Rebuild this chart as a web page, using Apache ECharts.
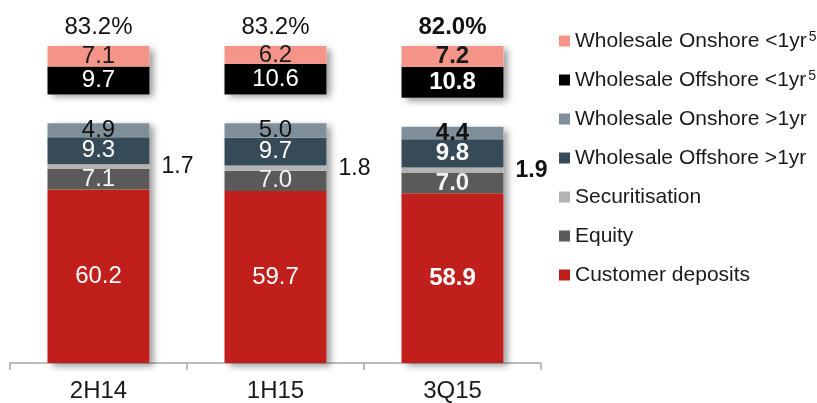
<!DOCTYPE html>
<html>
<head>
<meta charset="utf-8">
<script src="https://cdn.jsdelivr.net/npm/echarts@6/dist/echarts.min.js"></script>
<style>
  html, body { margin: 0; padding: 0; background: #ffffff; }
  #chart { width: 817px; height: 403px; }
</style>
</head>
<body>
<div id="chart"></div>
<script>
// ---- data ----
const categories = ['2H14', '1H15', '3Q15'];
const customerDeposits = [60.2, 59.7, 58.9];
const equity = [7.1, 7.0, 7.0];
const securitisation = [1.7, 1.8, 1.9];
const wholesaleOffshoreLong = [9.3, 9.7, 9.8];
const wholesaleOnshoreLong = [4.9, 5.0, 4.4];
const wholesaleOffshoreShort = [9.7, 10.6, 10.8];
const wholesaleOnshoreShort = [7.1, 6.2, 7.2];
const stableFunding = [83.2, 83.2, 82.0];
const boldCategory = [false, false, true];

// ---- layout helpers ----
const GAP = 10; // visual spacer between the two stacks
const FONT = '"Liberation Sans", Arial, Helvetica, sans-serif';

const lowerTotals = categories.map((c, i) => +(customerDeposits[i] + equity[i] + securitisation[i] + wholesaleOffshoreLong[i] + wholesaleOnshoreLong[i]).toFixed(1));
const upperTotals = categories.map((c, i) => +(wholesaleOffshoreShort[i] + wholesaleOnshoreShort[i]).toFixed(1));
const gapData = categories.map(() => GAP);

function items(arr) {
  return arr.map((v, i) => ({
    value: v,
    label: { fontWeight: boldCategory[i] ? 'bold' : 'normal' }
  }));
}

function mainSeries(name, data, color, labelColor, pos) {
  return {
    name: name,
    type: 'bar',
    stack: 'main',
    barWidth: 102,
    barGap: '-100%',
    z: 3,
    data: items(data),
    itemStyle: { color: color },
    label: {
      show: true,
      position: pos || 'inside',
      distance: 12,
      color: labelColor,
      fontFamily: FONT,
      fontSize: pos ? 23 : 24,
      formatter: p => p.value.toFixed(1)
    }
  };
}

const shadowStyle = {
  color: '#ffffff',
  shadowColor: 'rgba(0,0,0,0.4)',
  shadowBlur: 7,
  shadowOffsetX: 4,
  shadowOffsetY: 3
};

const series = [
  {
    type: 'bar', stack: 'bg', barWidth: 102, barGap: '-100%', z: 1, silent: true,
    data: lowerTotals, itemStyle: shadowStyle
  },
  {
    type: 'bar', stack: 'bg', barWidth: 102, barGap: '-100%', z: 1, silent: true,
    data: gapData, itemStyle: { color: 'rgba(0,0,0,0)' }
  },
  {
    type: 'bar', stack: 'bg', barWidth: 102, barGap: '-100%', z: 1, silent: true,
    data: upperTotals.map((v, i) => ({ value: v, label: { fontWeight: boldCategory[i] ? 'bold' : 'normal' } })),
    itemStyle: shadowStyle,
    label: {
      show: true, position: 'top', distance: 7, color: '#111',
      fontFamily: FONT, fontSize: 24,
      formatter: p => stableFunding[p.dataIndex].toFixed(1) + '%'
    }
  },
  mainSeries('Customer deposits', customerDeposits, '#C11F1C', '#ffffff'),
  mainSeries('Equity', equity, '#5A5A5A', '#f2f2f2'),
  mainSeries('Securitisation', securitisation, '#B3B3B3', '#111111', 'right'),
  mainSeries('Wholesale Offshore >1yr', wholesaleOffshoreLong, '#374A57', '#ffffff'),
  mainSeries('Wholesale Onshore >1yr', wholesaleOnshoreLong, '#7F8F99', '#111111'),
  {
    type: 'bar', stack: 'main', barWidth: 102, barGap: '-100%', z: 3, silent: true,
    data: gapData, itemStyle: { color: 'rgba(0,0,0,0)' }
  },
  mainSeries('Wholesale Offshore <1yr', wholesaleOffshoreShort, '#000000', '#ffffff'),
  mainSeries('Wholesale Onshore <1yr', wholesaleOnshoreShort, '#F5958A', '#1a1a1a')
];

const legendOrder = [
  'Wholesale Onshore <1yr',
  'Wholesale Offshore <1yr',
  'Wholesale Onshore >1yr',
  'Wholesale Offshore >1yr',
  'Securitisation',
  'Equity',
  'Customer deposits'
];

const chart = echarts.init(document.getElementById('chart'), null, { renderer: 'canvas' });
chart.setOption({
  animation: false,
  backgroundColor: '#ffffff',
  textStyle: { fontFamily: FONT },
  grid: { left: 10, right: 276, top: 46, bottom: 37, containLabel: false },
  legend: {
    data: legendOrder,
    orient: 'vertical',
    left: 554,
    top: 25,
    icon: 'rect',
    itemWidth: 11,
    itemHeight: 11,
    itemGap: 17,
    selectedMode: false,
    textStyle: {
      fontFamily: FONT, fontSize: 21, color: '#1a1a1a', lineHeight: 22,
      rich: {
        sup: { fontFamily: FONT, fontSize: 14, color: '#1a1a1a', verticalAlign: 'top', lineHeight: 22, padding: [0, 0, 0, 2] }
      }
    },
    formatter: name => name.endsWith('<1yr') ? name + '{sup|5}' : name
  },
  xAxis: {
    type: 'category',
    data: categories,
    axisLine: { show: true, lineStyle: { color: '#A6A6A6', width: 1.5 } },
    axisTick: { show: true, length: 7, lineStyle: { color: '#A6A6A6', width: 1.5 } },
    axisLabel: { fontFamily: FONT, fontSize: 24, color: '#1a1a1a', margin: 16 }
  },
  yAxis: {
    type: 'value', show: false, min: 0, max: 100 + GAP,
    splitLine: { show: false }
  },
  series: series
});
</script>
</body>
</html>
* * *
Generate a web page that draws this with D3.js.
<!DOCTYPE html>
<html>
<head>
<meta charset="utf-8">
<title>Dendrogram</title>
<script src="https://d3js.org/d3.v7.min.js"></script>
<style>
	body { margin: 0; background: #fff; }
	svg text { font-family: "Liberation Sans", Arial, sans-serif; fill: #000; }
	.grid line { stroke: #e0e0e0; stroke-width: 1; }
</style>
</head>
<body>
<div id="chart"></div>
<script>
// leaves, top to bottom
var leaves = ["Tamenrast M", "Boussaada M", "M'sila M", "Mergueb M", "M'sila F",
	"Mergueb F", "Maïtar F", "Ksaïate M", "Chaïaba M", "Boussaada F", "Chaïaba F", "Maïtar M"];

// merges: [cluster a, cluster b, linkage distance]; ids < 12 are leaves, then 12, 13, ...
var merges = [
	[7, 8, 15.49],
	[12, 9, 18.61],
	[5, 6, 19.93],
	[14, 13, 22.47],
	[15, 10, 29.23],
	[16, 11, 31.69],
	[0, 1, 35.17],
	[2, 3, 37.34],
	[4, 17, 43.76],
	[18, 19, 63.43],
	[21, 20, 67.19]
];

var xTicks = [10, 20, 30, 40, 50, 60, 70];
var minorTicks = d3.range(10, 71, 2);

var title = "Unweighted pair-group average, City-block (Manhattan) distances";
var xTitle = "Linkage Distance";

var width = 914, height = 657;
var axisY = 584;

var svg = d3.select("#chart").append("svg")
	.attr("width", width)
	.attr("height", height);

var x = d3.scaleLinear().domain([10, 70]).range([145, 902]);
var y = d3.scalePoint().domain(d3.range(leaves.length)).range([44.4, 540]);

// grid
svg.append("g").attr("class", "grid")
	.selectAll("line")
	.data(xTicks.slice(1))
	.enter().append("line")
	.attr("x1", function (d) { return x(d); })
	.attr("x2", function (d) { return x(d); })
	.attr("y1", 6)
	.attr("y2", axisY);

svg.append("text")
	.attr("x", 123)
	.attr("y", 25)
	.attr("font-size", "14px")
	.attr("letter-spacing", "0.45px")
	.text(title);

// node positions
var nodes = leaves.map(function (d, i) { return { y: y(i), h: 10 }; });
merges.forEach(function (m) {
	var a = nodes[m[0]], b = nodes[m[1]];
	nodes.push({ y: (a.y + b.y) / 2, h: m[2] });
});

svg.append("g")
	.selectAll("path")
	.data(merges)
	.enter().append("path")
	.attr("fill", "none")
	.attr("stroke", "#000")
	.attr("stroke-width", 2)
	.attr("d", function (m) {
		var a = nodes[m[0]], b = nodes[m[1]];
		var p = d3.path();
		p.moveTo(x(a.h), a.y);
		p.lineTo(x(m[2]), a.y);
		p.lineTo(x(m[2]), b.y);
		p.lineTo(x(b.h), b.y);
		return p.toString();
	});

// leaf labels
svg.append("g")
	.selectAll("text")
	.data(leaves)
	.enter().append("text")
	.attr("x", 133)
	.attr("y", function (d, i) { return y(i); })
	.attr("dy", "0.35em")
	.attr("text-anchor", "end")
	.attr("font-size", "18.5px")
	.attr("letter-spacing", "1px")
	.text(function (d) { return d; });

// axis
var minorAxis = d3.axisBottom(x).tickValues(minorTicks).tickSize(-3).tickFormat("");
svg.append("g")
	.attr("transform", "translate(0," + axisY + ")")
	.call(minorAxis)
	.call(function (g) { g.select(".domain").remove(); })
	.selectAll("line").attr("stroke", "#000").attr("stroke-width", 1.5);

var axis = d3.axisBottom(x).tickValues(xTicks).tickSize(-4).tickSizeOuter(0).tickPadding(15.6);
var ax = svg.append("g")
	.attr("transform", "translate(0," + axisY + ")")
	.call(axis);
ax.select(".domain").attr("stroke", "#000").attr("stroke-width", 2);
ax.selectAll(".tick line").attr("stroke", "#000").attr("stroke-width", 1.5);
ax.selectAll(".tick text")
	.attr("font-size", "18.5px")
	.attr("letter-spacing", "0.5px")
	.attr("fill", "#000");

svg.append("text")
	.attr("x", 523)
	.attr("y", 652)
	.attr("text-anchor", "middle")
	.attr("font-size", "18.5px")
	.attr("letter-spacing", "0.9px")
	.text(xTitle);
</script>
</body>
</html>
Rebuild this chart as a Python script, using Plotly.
==
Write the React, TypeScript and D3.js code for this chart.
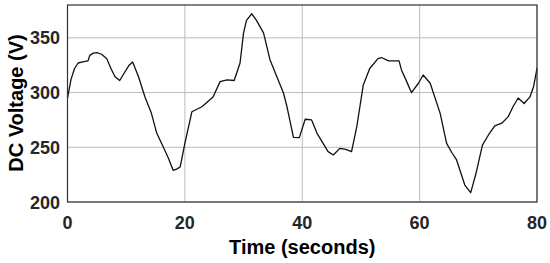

_What the task requires_: Find each line with the string "this" and copy it out.

_Exercise answer_:
Rebuild this chart as a web page, using Apache ECharts.
Generate a web page that draws this with D3.js.
Rebuild this chart as a Python script, using Plotly.
Write the React, TypeScript and D3.js code for this chart.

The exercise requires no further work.